Inspiration
Many people have high volumes of emails in their inbox, potentially containing personally identifiable information (SSN, bank account numbers, credit card info, etc.), but will never actually go through them to find and manage all risky information. If somehow an email breach occurs, any information in inboxes could be susceptible to compromises.
What it does
Our vision was to create a program that scans for all potentially risky information, and tags them with a custom label for you to filter by and easily find in the Gmail website.
How we built it
Gmail login through Google Oauth2 for authentication. Gmail API to read emails and create labels to tag emails. Email ID's to scan are placed in a queue, which are then first scanned through pattern matching of common PII keywords, then if matched ran through a local instance of Ollama to verify if there is actual PII information or only the mention of keywords. Once identified as risky, it is tagged with a custom Gmail labal, "gmailscan" that the user may login to the Gmail website and find all tagged mail through searching "label:gmailscan". All processed emails are saved in a Sqlite DB for easy lightweight implementation.
Challenges we ran into
The main bottleneck is the throughput of Ollama when mail content is passed through them. Initially, everything was ran through ollama, but we implemented a per-scanner that looks for PII keywords, and if matched will run the email contents through ollama. Ollama was also prompt engineered to handle small email context windows with a structured json output in attempts of faster throughput.
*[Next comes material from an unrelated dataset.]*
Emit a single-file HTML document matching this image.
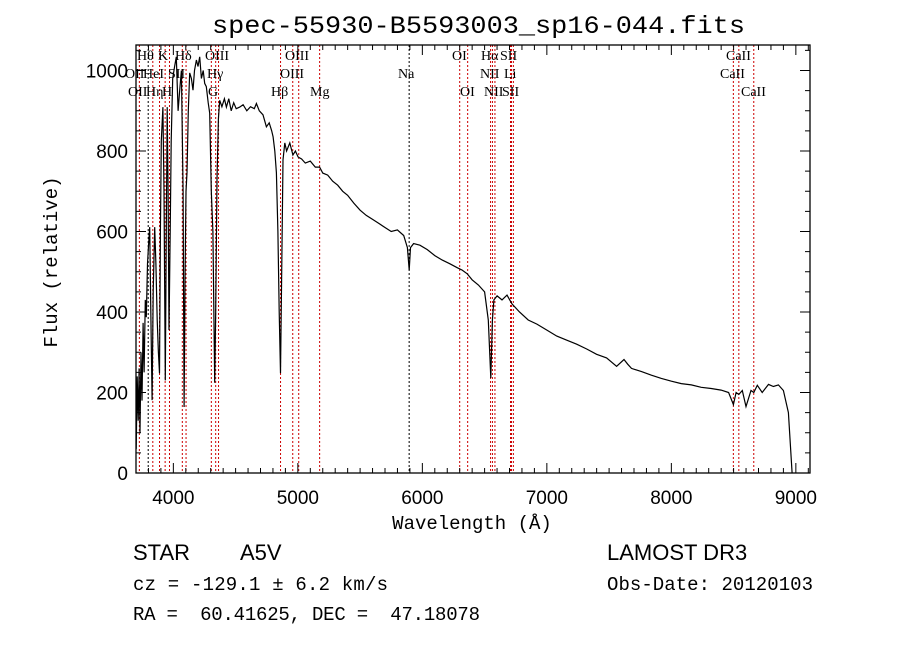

Accomplishments that we're proud of
Finishing our first hackathon and creating a product that I can actually use.
What we learned
Integrating Gmail API to use with local LLM models. Creating visually appealing web-based dashboards with Next.js. Sqlite DB integration.
What's next for GmailScan
Being able to have higher detection accuracy, including multimodal attachments processing (.pdf, .docx, .jpg, etc.), even higher throughput for text-based inputs for LLM processing (currently averaging around 10s per input).